Auch im Zulassungsverfahren wurde nicht dargetan, warum der Kläger nicht noch im November 2016 zur Klageerhebung in der Lage gewesen sein sollte.
2. Die Rechtssache hat auch nicht die geltend gemachte grundsätzliche Bedeutung (§ 124 Abs. 2 Nr. 3 VwGO). Selbst wenn man der Auffassung des Klägers folgen und die Klageschrift vom 17. Mai 2016 zugleich als Wiedereinsetzungsantrag nach § 60 Abs. 1 VwGO ansehen wollte, müsste dieser Antrag abgelehnt werden, weil keine Gründe für eine unverschuldete Fristversäumung vorliegen.

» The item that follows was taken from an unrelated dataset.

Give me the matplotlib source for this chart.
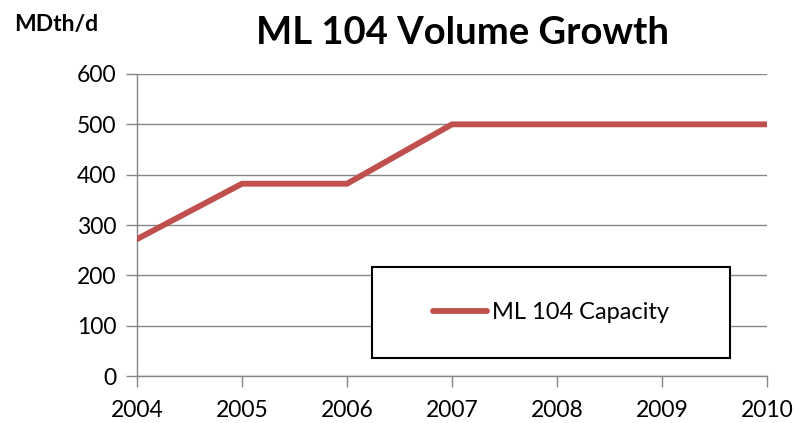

3. Es liegt auch kein Verfahrensmangel vor, auf dem das Urteil beruhen kann (§ 124 Abs. 2 Nr. 5 VwGO). Der Kläger hat im Zulassungsverfahren keine (neuen) Umstände vorgetragen, die er infolge des behaupteten Gehörsverstoßes nicht hätte vortragen können und die geeignet wären, sein Verschulden an der Versäumung der Klagefrist auszuschließen. Schon aus diesem Grunde kann die angegriffene Entscheidung nicht auf der behaupteten Gehörsverletzung beruhen.
Die Kostenentscheidung folgt aus § 154 Abs. 2 VwGO.
Die Streitwertfestsetzung beruht auf § 63 Abs. 2 Satz 1, § 47 Abs. 1, 3 sowie § 52 Abs. 2 GKG.
Dieser Beschluss ist unanfechtbar (§ 152 Abs. 1 VwGO). Mit der Ablehnung des Antrags auf Zulassung der Berufung wird das Urteil des Verwaltungsgerichts rechtskräftig (§ 124a Abs. 5 Satz 4 VwGO).